Scenario: Model defines function but doesn’t call it with the input
# User prompt: "Write a Python function `add_one` that takes an integer and returns the integer incremented by 1. Input: 5"
# Model response:
def add_one(x):
    return x + 1
# Missing: result = add_one(5)
# Missing: print(result)
Result: ❌ Expected: ‘6’, Got: ” - No output produced

Runtime Error (Score: 0.0)

Scenario: Model writes code that fails during execution
# User prompt: "Write a Python function `get_length` that takes a list and returns its length. Input: [1, 2, 3]"
# Model response:
def get_length(lst):
    return lst.length()  # Wrong method: should use len()

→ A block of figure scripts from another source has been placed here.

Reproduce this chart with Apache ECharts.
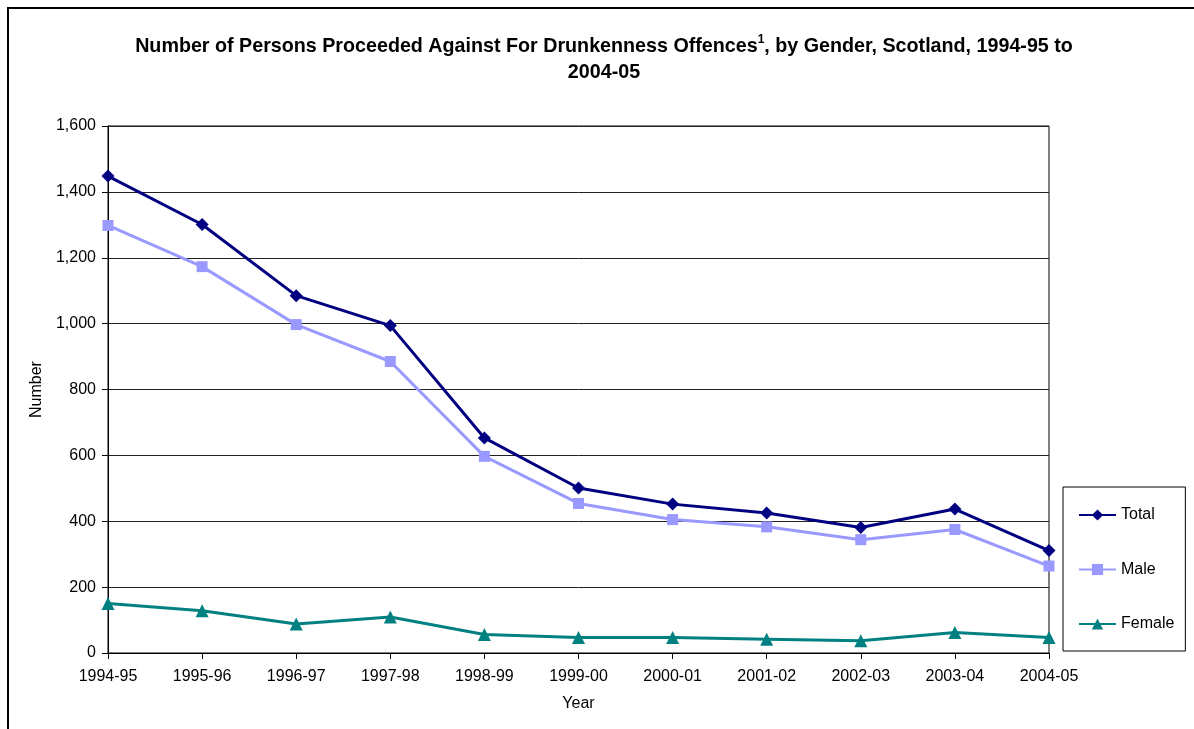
<!DOCTYPE html>
<html>
<head>
<meta charset="utf-8">
<script src="https://cdn.jsdelivr.net/npm/echarts@6/dist/echarts.min.js"></script>
<style>html,body{margin:0;padding:0;background:#fff;}#c{width:1194px;height:729px;}</style>
</head>
<body>
<div id="c"></div>
<script>
const categories = ['1994-95','1995-96','1996-97','1997-98','1998-99','1999-00','2000-01','2001-02','2002-03','2003-04','2004-05'];
const totalValues = [1448, 1301, 1085, 994, 653, 501, 452, 425, 381, 437, 311];
const maleValues = [1298, 1173, 997, 885, 597, 454, 405, 383, 344, 375, 264];
const femaleValues = [150, 128, 88, 109, 56, 47, 47, 42, 37, 62, 47];
const seriesNames = ['Total', 'Male', 'Female'];

const FONT = '"Liberation Sans", Arial, sans-serif';
const chart = echarts.init(document.getElementById('c'), null, {renderer: 'canvas'});
chart.setOption({
  animation: false,
  backgroundColor: '#fff',
  textStyle: {fontFamily: FONT},
  title: {
    text: '{a|Number of Persons Proceeded Against For Drunkenness Offences}{sup|1}{a|, by Gender, Scotland, 1994-95 to}\n{a|2004-05}',
    left: 599,
    top: 29,
    textAlign: 'center',
    textStyle: {
      rich: {
        a: {fontFamily: FONT, fontSize: 19.7, fontWeight: 'bold', color: '#000', lineHeight: 26, align: 'center'},
        sup: {fontFamily: FONT, fontSize: 12, fontWeight: 'bold', color: '#000', lineHeight: 26, verticalAlign: 'top', align: 'center'}
      }
    }
  },
  graphic: [{
    type: 'rect',
    shape: {x: 8, y: 8, width: 1400, height: 900},
    style: {fill: 'none', stroke: '#000', lineWidth: 2},
    silent: true
  }],
  grid: {left: 108, right: 145, top: 126, bottom: 76, show: true, borderColor: '#000', borderWidth: 1, backgroundColor: 'transparent'},
  legend: {
    orient: 'vertical',
    left: 1063,
    top: 487,
    data: seriesNames,
    itemWidth: 37,
    itemHeight: 14,
    itemGap: 38.5,
    padding: [20, 11, 19, 15],
    borderColor: '#000',
    borderWidth: 1,
    textStyle: {fontFamily: FONT, fontSize: 16, color: '#000'}
  },
  xAxis: {
    type: 'category',
    data: categories,
    boundaryGap: false,
    name: 'Year',
    nameLocation: 'middle',
    nameGap: 43,
    nameTextStyle: {fontFamily: FONT, fontSize: 16, color: '#000'},
    axisLine: {lineStyle: {color: '#000', width: 1}},
    axisTick: {show: true, length: 6, lineStyle: {color: '#000'}, alignWithLabel: true},
    axisLabel: {fontFamily: FONT, fontSize: 16, color: '#000', margin: 16, interval: 0},
    splitLine: {show: false}
  },
  yAxis: {
    type: 'value',
    min: 0,
    max: 1600,
    interval: 200,
    name: 'Number',
    nameLocation: 'middle',
    nameGap: 62,
    nameRotate: 90,
    nameTextStyle: {fontFamily: FONT, fontSize: 16, color: '#000'},
    axisLine: {show: true, lineStyle: {color: '#000', width: 1}},
    axisTick: {show: true, length: 6, lineStyle: {color: '#000'}},
    axisLabel: {fontFamily: FONT, fontSize: 16, color: '#000', margin: 12,
      formatter: v => v.toLocaleString('en-US')},
    splitLine: {show: true, lineStyle: {color: '#222', width: 1}}
  },
  series: [
    {name: 'Total', type: 'line', data: totalValues, symbol: 'diamond', symbolSize: 13,
     lineStyle: {color: '#000080', width: 3}, itemStyle: {color: '#000080'}, z: 4},
    {name: 'Male', type: 'line', data: maleValues, symbol: 'rect', symbolSize: 11,
     lineStyle: {color: '#9999FF', width: 3}, itemStyle: {color: '#9999FF'}, z: 3},
    {name: 'Female', type: 'line', data: femaleValues, symbol: 'triangle', symbolSize: 13,
     lineStyle: {color: '#008080', width: 3}, itemStyle: {color: '#008080'}, z: 2}
  ]
});
</script>
</body>
</html>
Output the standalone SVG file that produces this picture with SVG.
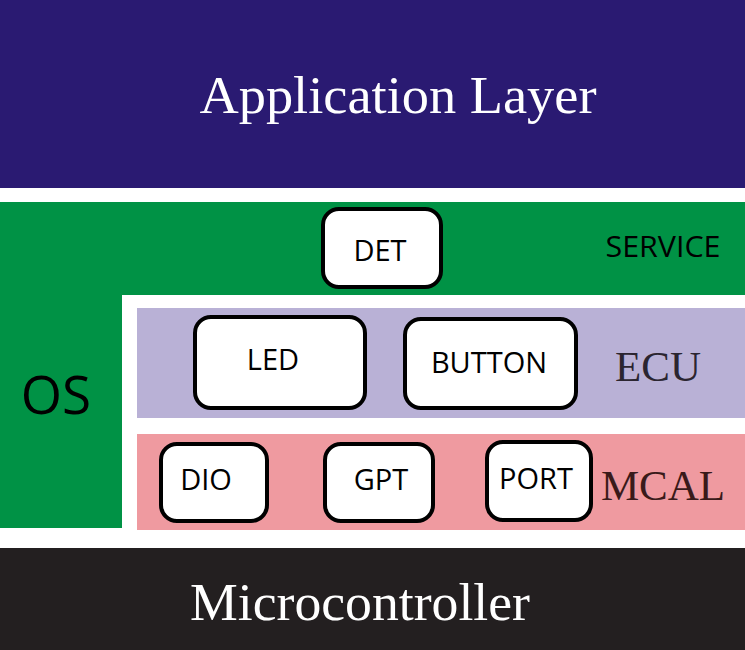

result = get_length([1, 2, 3])
print(result)
Result: ❌ Execution error: AttributeError - Runtime error during function call

Edge Case Handling (Score: 1.0)

Scenario: Model correctly handles edge cases like empty lists or zero values
# User prompt: "Write a Python function `get_length` that takes a list and returns its length. Input: []"
# Model response:
def get_length(lst):
    return len(lst)

result = get_length([])
print(result)
Result: ✅ Output matches: ‘0’ - Correctly handles empty list edge case

Conclusion

This basic coding evaluation demonstrates how to assess AI models’ programming capabilities using code execution and output comparison. The evaluation ensures models can write syntactically correct code, implement proper logic, handle various inputs, and produce exact expected outputs. This evaluation is particularly valuable for:
  • AI model assessment: Evaluating language models’ programming capabilities
  • Code generation tools: Validating the correctness of automatically generated code
  • Algorithm testing: Ensuring implementations produce correct results
The basic coding evaluation focuses on functional correctness rather than code style or efficiency, making it essential for building reliable AI systems that can write working code. It provides objective scoring with secure execution, immediate feedback, and scalable automated testing.